Note: This method of naming or defining address-lists within rules, means that they will not show up on the applicable firewall table, showing the current lists. However, when you create a new entry and pull down the list rown, both of these lists will be available as an option. Works the same if you make entries via winbox or CLI.
- Next we setup the DNS probe methodology. Instead of an external canary reliance ( like ICMP ) the idea is to use a local "all the time available" interface, similar to the work around we use for wireguard:
a. we use the Lo interface to use as an 'always available' interface gateway that a DNS will always respond to positively if the Adguard DNS server is working. Thus we create a static DNS.
/ip dns static
add address=127.0.0.1 name=checkadguard.net ttl=0.1 type=A
b. we use Netwatch DNS probe to check the host domain address that points to the lo-interface.
/tool netwatch
add dns-server=10.20.30.30 down-script=system script run Switch2Pi \
host=checkadguard.net name=Verify-UP record-type=A type=dns \
interval=4.0s timeout=1s up-script=system script run AllGood
Any positive resolved response is what we want and this tells us if the Adguard device is Functional. If the router could not resolve the lo-interface via the domain name 'checkadguard.net' , then it can be considered 'down'
c. Finally, the scripts come into play. If the adguard server is operational ( DNS probe gets a response ) then the script adds 0.0.0.0/0 to the firewall address list: Ad-UP on the destination nat rule for forcing users to the Adguard server, and as the conditions are met for the rule, the rule becomes active. to the adguard server and the conditions are met and the dst-nat rule is active. The system script executed, that adds 0.0.0.0/0 to the address list, includes a time-expiry of 5 secs. To ensure the continuous valid indication of adguard availability, is the reason we adjusted the default Netwatch interval time from 10s to every 4 sec.

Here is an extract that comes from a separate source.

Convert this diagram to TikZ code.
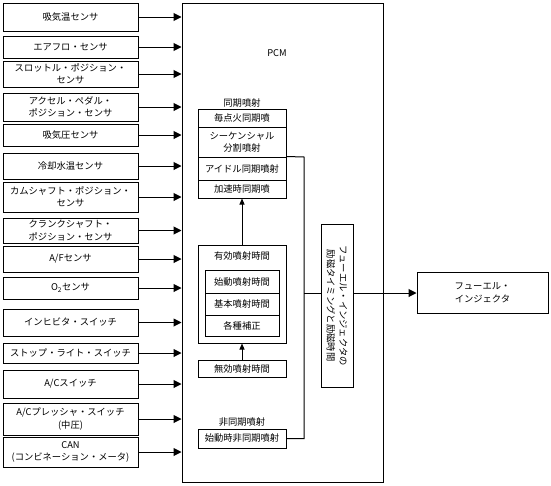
\documentclass[tikz,border=0pt]{standalone}
\usepackage{fontspec}
\setmainfont{Noto Sans CJK JP}
\usetikzlibrary{arrows.meta}
\begin{document}
\begin{tikzpicture}[x=1pt,y=-1pt,
  every node/.style={font=\fontsize{9.3}{12.5}\selectfont, inner sep=0pt, align=center},
  box/.style={draw, line width=1pt, minimum width=#1},
  sbox/.style={box=135pt},
  ibox/.style={box=88pt},
  jbox/.style={box=74pt},
  arr/.style={line width=1pt, -{Triangle[length=8pt,width=8pt]}},
  sarr/.style={line width=1pt, -{Triangle[length=6pt,width=5pt]}},
  ln/.style={line width=1pt}]
\useasboundingbox (0,0) rectangle (551,485);
% sensors
\node[sbox, minimum height=28pt] (s1) at (70.5,17) {吸気温センサ};
\node[sbox, minimum height=22pt] (s2) at (70.5,47) {エアフロ・センサ};
\node[sbox, minimum height=26pt] (s3) at (70.5,74) {スロットル・ポジション・\\センサ};
\node[sbox, minimum height=28pt] (s4) at (70.5,107) {アクセル・ペダル・\\ポジション・センサ};
\node[sbox, minimum height=22pt] (s5) at (70.5,135) {吸気圧センサ};
\node[sbox, minimum height=26pt] (s6) at (70.5,166) {冷却水温センサ};
\node[sbox, minimum height=30pt] (s7) at (70.5,197) {カムシャフト・ポジション・\\センサ};
\node[sbox, minimum height=25pt] (s8) at (70.5,230.5) {クランクシャフト・\\ポジション・センサ};
\node[sbox, minimum height=26pt] (s9) at (70.5,259) {A/Fセンサ};
\node[sbox, minimum height=22pt] (s10) at (70.5,288) {O\textsubscript{2}センサ};
\node[sbox, minimum height=27pt] (s11) at (70.5,322.5) {インヒビタ・スイッチ};
\node[sbox, minimum height=20pt] (s12) at (70.5,353) {ストップ・ライト・スイッチ};
\node[sbox, minimum height=28pt] (s13) at (70.5,384) {A/Cスイッチ};
\node[sbox, minimum height=32pt] (s14) at (70.5,419) {A/Cプレッシャ・スイッチ\\(中圧)};
\node[sbox, minimum height=30pt] (s15) at (70.5,452) {CAN\\(コンビネーション・メータ)};
% PCM
\node[draw, line width=1pt, minimum width=201pt, minimum height=479pt] (pcm) at (282.5,242.5) {};
\node (pcmlabel) at (277,53) {PCM};
\foreach \i in {1,...,15} {
  \draw[arr] (s\i.east) -- (s\i.east -| pcm.west);
}
% synchronous injection
\node (synclabel) at (242,103) {同期噴射};
\node[ibox, minimum height=18pt] (everyig) at (242,118) {毎点火同期噴};
\node[ibox, minimum height=30pt] (seq) at (242,142) {シーケンシャル\\分割噴射};
\node[ibox, minimum height=23pt] (idle) at (242,168.5) {アイドル同期噴射};
\node[ibox, minimum height=18pt] (accel) at (242,189) {加速時同期噴};
% effective injection time
\node[ibox, minimum height=98pt] (eff) at (242,294) {};
\node (efflabel) at (242,256) {有効噴射時間};
\node[jbox, minimum height=23pt] (start) at (242,281.5) {始動噴射時間};
\node[jbox, minimum height=22pt] (basic) at (242,304) {基本噴射時間};
\node[jbox, minimum height=21pt] (corr) at (242,325.5) {各種補正};
\node[ibox, minimum height=17pt] (inv) at (242,368.5) {無効噴射時間};
\draw[sarr] (eff.north) -- (accel.south);
\draw[sarr] (inv.north) -- (eff.south);
% asynchronous
\node (asynclabel) at (242,422) {非同期噴射};
\node[ibox, minimum height=19pt] (async) at (242,438.5) {始動時非同期噴射};
% excitation
\node[draw, line width=1pt, minimum width=32pt, minimum height=163pt] (vbox) at (337,305.5) {};
\node[rotate=-90] (vtext) at (vbox.center) {フューエル・インジェクタの\\励磁タイミングと励磁時間};
\node[draw, line width=1pt, minimum width=131pt, minimum height=41pt] (out) at (482.5,292.5) {フューエル・\\インジェクタ};
\coordinate (j1) at (304,157);
\coordinate (j2) at (304,438.5);
\coordinate (j3) at (304,293);
\draw[ln] (idle.north east) -- (j1) -- (j2) -- (async.east);
\draw[ln] (j3) -- (j3 -| vbox.west);
\draw[arr] (j3 -| vbox.east) -- (j3 -| out.west);
\end{tikzpicture}
\end{document}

The opposite occurs on the down side of the Netwatch Rule. If there is no response from the Adguard Server, on the DNS probe, then the other script is called and executed, which adds 0.0.0.0/0 to the Pi-UP firewall address list and times out after 5 secs. (also covered by the DNS probe occurring every 4 seconds.
Thus Every four seconds, a firewall address list entry is made in one of the pair of destination nat rules (udp/tcp) ensuring that associated rule is active and being used. If Adguard goes down, then there is a one second gap in availability, which seems feasible and the same gap should occur when Adguard comes back on line. We are not expecting flapping of the server, but a failure of equipment of some sort and not frequently.
/system script
add dont-require-permissions=yes name=AllGood owner=OP \
policy=read,write source="do={/ip firewall address-list add list=Ad-UP \
address=0.0.0.0/0 timeout=5s}"
And the other
add dont-require-permissions=yes name=Switch2Pi owner=OP \
policy=read,write source="do={/ip firewall address-list add list=Pi-UP \
address=0.0.0.0/0 timeout=5s}"
+++++++++++++++++++
Good idea, bad idea?
Where have I got it wrong?
Where can it be improved?
Recent EDITS:
A. The IP DNS static entry of TTL we determined should be zero because we want a fresh look each time we run netwatch, and didnt want the router to cache results. However the netwatch status, stayed hard down with this setting so we switched it to 0.1. That works.
B. Added interval=4s for Netwatch and a timeout of 1s
C. System script didnt work at all, so trying next to remove all permissions other than read/write.